A través de la cámara, ve como la luz del otoño ha transformado los árboles en grandes esqueletos marchitos. Busca una imagen que la devuelva a la vida. Su corazón se ha parado. Camina, trabaja y respira, pero no siente. No puede o no quiere, aún no lo ha decidido.
La carta aplastada y arrugada permanece en el fondo de la bolsa. A veces, cuando va a cambiar de objetivo la ve, al fondo. Entonces siente un latigazo en las entrañas. Pero es una descarga insuficiente. Continúa su paseo mientras siente el peso de la cámara en su cuello, camina despacio por el bosque sin control sobre sus pasos.
Yanira, un descubrimiento pausado, imágenes que se van sumando sin importancia, hasta que un día se unen suavemente y surge la niña tras la niebla.

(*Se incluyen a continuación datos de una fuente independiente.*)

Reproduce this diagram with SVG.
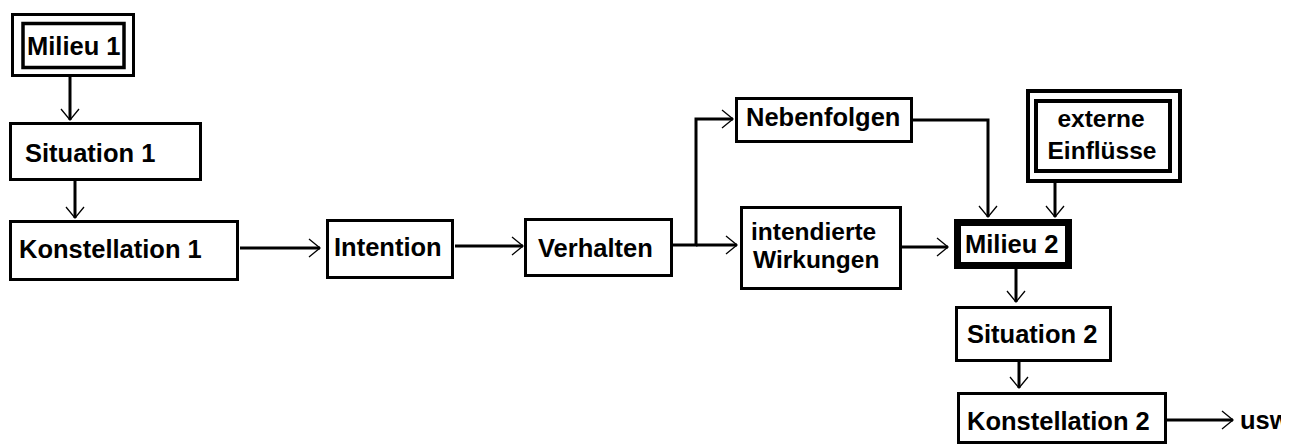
<svg xmlns="http://www.w3.org/2000/svg" width="1297" height="445" viewBox="0 0 1297 445">
  <style>
    .box { fill: #fff; stroke: #000; stroke-width: 3; }
    .frame { fill: none; stroke: #000; stroke-width: 4; }
    .heavy { fill: #fff; stroke: #000; stroke-width: 7; }
    .lbl { font-family: "Liberation Sans", Arial, sans-serif; font-weight: bold; font-size: 25.5px; fill: #000; }
    .two { font-size: 24.5px; }
    .mid { text-anchor: middle; }
    .conn { fill: none; stroke: #000; stroke-width: 3; marker-end: url(#arrow); }
  </style>
  <defs>
    <marker id="arrow" markerUnits="userSpaceOnUse" orient="auto" overflow="visible" refX="0" refY="0" markerWidth="1" markerHeight="1">
      <path d="M-11,-9 L0,0 L-11,9" fill="none" stroke="#000" stroke-width="1.3"/>
    </marker>
    <clipPath id="edge">
      <rect x="0" y="0" width="1281" height="445"/>
    </clipPath>
  </defs>
  <rect width="1297" height="445" fill="#fff"/>

  <!-- connectors -->
  <g id="connectors">
    <path class="conn" d="M70,77 V120"/>
    <path class="conn" d="M75,181 V218"/>
    <path class="conn" d="M240,248 H320"/>
    <path class="conn" d="M455,246 H523"/>
    <path class="conn" d="M673,245 H696 V119 H733"/>
    <path class="conn" d="M696,245 H737"/>
    <path class="conn" d="M913,120 H988 V217"/>
    <path class="conn" d="M1055,183 V217"/>
    <path class="conn" d="M902,247 H948"/>
    <path class="conn" d="M1016,269 V302"/>
    <path class="conn" d="M1019,362 V388"/>
    <path class="conn" d="M1167,420 H1233"/>
  </g>

  <g id="milieu1">
    <rect class="box" x="12.5" y="14.5" width="121" height="61"/>
    <rect class="box" x="23" y="23.5" width="101" height="44" style="stroke-width:3.5"/>
    <text class="lbl" x="27" y="55">Milieu 1</text>
  </g>

  <g id="situation1">
    <rect class="box" x="10.5" y="123.5" width="190" height="56"/>
    <text class="lbl" x="25" y="162">Situation 1</text>
  </g>

  <g id="konstellation1">
    <rect class="box" x="10.5" y="221.5" width="227" height="58"/>
    <text class="lbl" x="19" y="258">Konstellation 1</text>
  </g>

  <g id="intention">
    <rect class="box" x="327.5" y="220.5" width="125" height="57"/>
    <text class="lbl" x="334" y="256">Intention</text>
  </g>

  <g id="verhalten">
    <rect class="box" x="525.5" y="219.5" width="146" height="56"/>
    <text class="lbl" x="538" y="257">Verhalten</text>
  </g>

  <g id="nebenfolgen">
    <rect class="box" x="736.5" y="98.5" width="175" height="43"/>
    <text class="lbl" x="746" y="126">Nebenfolgen</text>
  </g>

  <g id="intendierte-wirkungen">
    <rect class="box" x="741.5" y="207.5" width="159" height="81"/>
    <text class="lbl two" x="751" y="240">intendierte</text>
    <text class="lbl two" x="753" y="268">Wirkungen</text>
  </g>

  <g id="externe-einfluesse">
    <rect class="frame" x="1028" y="91" width="152" height="90" style="fill:#fff"/>
    <rect class="frame" x="1036" y="101" width="134" height="70"/>
    <text class="lbl two mid" x="1101" y="127">externe</text>
    <text class="lbl two mid" x="1102" y="159">Einflüsse</text>
  </g>

  <g id="milieu2">
    <rect class="heavy" x="957.5" y="222.5" width="111" height="43"/>
    <text class="lbl" x="965" y="253">Milieu 2</text>
  </g>

  <g id="situation2">
    <rect class="box" x="956.5" y="307.5" width="154" height="53"/>
    <text class="lbl" x="967" y="343">Situation 2</text>
  </g>

  <g id="konstellation2">
    <rect class="box" x="958.5" y="393.5" width="207" height="49"/>
    <text class="lbl" x="967" y="430">Konstellation 2</text>
  </g>

  <g id="usw" clip-path="url(#edge)">
    <text class="lbl" x="1240" y="429">usw</text>
  </g>
</svg>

Poca gente ve a Yanira, pasa desapercibida en un patio de niños felices que corren y gritan. Ella no sonríe, no mira directamente, no participa, no habla.
Vive opaca tras un cristal que ha creado al sentirse diferente.
En el bosque, Amina siente los últimos acontecimientos como un sueño. La manita de Yanira en la suya. Sus ojos lejanos. Sus miedos. Sus ganas de liberarse y correr.
En ese instante una mariposa pasa volando frente a sus ojos. Amina enfoca y dispara captando el momento en que despliega al máximo sus alas. Un rayo de sol penetra a través de las copas de los árboles y tiñe de dorado la escena. Cierra los ojos dejando que la luz le queme el rostro. Al respirar, siente como la realidad va subiendo de volumen.
Se quita la cámara del cuello, la guarda en su funda y la mete en la mochila junto a la carta.
Se arrodilla junto al árbol y comienza a escarbar en la tierra haciendo un profundo agujero con sus propias manos.
Allí entierra la mochila y, con ella, su visión de un mundo en el que las mariposas son hermosas y las niñas pueden salir de las crisálidas que las devoran volviéndolas invisibles.